How do I multiply using this "Addiator"-style calculator? I've got an old "Addiator"-style calculator (pictured below), but not the instruction manual.

I know how to use it to add (place the stylus next to a digit and pull down, pushing up and looping around to carry if it hits the bottom stop) and subtract (pull up, pushing down and looping to borrow).  But this one claims it can also multiply.
Is there a way to multiply using this machine other than either (a) repeated addition, or (b) using a log table to turn multiplication into addition?

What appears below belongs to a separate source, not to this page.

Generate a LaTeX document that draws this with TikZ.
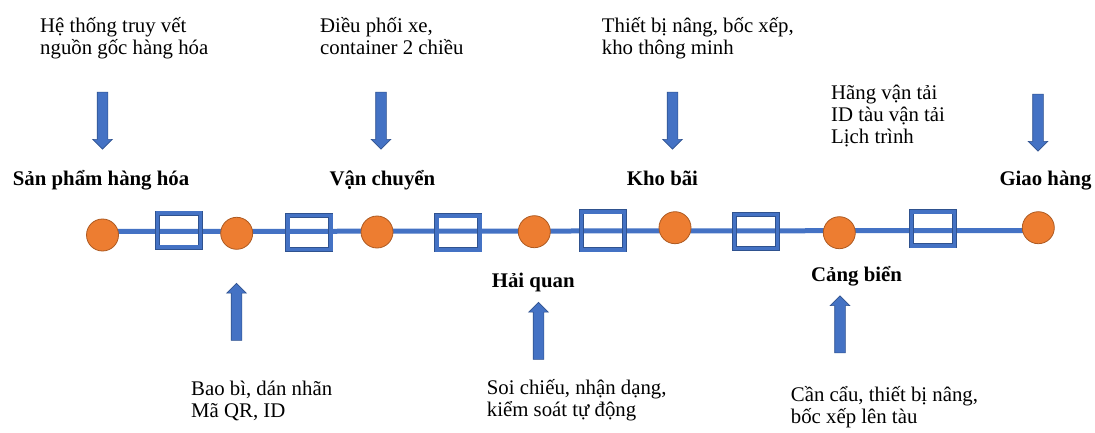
\documentclass[tikz,border=0pt]{standalone}
\usepackage{fontspec}
\setmainfont{Liberation Serif}
\usetikzlibrary{shapes.arrows, backgrounds, positioning}
\definecolor{lineblue}{HTML}{4472C4}
\definecolor{edgeblue}{HTML}{2F528F}
\definecolor{dotorange}{HTML}{ED7D31}
\definecolor{edgeorange}{HTML}{AE5A21}
\tikzset{
  hub/.style={circle, fill=dotorange, draw=edgeorange, line width=0.8pt, minimum size=32, inner sep=0},
  gatebox/.style={rectangle, draw=edgeblue, double=lineblue, double distance=3.4pt, line width=0.8pt, minimum width=43, minimum height=34, inner sep=0},
  bigarrow/.style={single arrow, fill=lineblue, draw=edgeblue, line width=0.6pt, minimum height=57, inner xsep=0, inner ysep=5, single arrow head extend=4.5, single arrow tip angle=90, outer sep=0},
  note/.style={align=left, inner sep=0, anchor=base west, font=\fontsize{20.8}{22}\selectfont},
  stage/.style={inner sep=0, anchor=base west, font=\fontsize{20.8}{22}\selectfont\bfseries}
}

\begin{document}
\begin{tikzpicture}[x=1pt, y=-1pt]
\useasboundingbox (0,0) rectangle (1095,433);

% chain stops
\node[hub] (p1) at (102.5,235) {};
\node[hub] (p2) at (236.7,233.3) {};
\node[hub] (p3) at (377,232) {};
\node[hub] (p4) at (534.3,231.7) {};
\node[hub] (p5) at (675,227.7) {};
\node[hub] (p6) at (839.3,232.7) {};
\node[hub] (p7) at (1038.3,227.7) {};

% boxes between stops
\node[gatebox] (b1) at (178.8,230) {};
\node[gatebox] (b2) at (309.4,232.5) {};
\node[gatebox] (b3) at (458.3,232.8) {};
\node[gatebox, minimum height=38] (b4) at (602.8,230.8) {};
\node[gatebox] (b5) at (756,231.2) {};
\node[gatebox] (b6) at (933.2,228.8) {};

% main line
\coordinate (lnL) at (102.5,231.5);
\coordinate (lnR) at (1038.3,230.5);
\begin{scope}[on background layer]
  \fill[white] (0,0) rectangle (1095,433);
  \draw[lineblue, line width=5] (lnL) -- (lnR);
\end{scope}

% stage names
\node[stage] (s1) at (12.7,185) {Sản phẩm hàng hóa};
\node[stage] (s2) at (329.3,185) {Vận chuyển};
\node[stage] (s3) at (626.7,185) {Kho bãi};
\node[stage] (s4) at (999.3,185) {Giao hàng};
\node[stage] (s5) at (491.7,287.3) {Hải quan};
\node[stage] (s6) at (811,281.7) {Cảng biển};

% arrows
\node[bigarrow, rotate=-90] (a1) at (102.5,118) {};
\node[bigarrow, rotate=-90] (a2) at (381,118) {};
\node[bigarrow, rotate=-90] (a3) at (672.5,118) {};
\node[bigarrow, rotate=-90] (a4) at (1038,120) {};
\node[bigarrow, rotate=90] (a5) at (236.5,314.5) {};
\node[bigarrow, rotate=90] (a6) at (538.5,333.5) {};
\node[bigarrow, rotate=90] (a7) at (840,327) {};

% notes (base = last line)
\node[note] (n1) at (40,55) {Hệ thống truy vết\\nguồn gốc hàng hóa};
\node[note] (n2) at (320,55) {Điều phối xe,\\container 2 chiều};
\node[note] (n3) at (601.7,55) {Thiết bị nâng, bốc xếp,\\kho thông minh};
\node[note] (n4) at (831,144) {Hãng vận tải\\ID tàu vận tải\\Lịch trình};
\node[note] (n5) at (191,417) {Bao bì, dán nhãn\\Mã QR, ID};
\node[note] (n6) at (486.7,416.7) {Soi chiếu, nhận dạng,\\kiểm soát tự động};
\node[note] (n7) at (790.7,423.3) {Cần cẩu, thiết bị nâng,\\bốc xếp lên tàu};

\end{tikzpicture}
\end{document}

 A: The Addiator wikipedia entry does not say much, but as this type of calculator was introduced by the Frenchman Troncet in 1889, the corresponding French entry Calculatrice à crosses gives much more details. Here is a translation of the section on multiplication:

Multiplication and division are possible, but less automatically. To
multiply $54$ by $32$, for example, it is possible to add the number
$54$ to itself thirty-one times (which is tedious), or to decompose
$32$ into $2 + 3*10$: you start by performing the operation $54 + 54$,
which gives $108$. Then $540 + 540 + 540$ must be added. The number of
additions to be performed is equal to the sum of all the multiplier
digits minus one, so multiplying by $99$ requires $17$ additions. We
can use the commutativity of multiplication to choose the multiplier
factor that requires the fewest operations. For example, rather than
multiplying $101$ by $99$ ($101*9 + 1010*9$) in $17$ operations,
multiply $99$ by $101$ ($99 + 9900$) in one operation.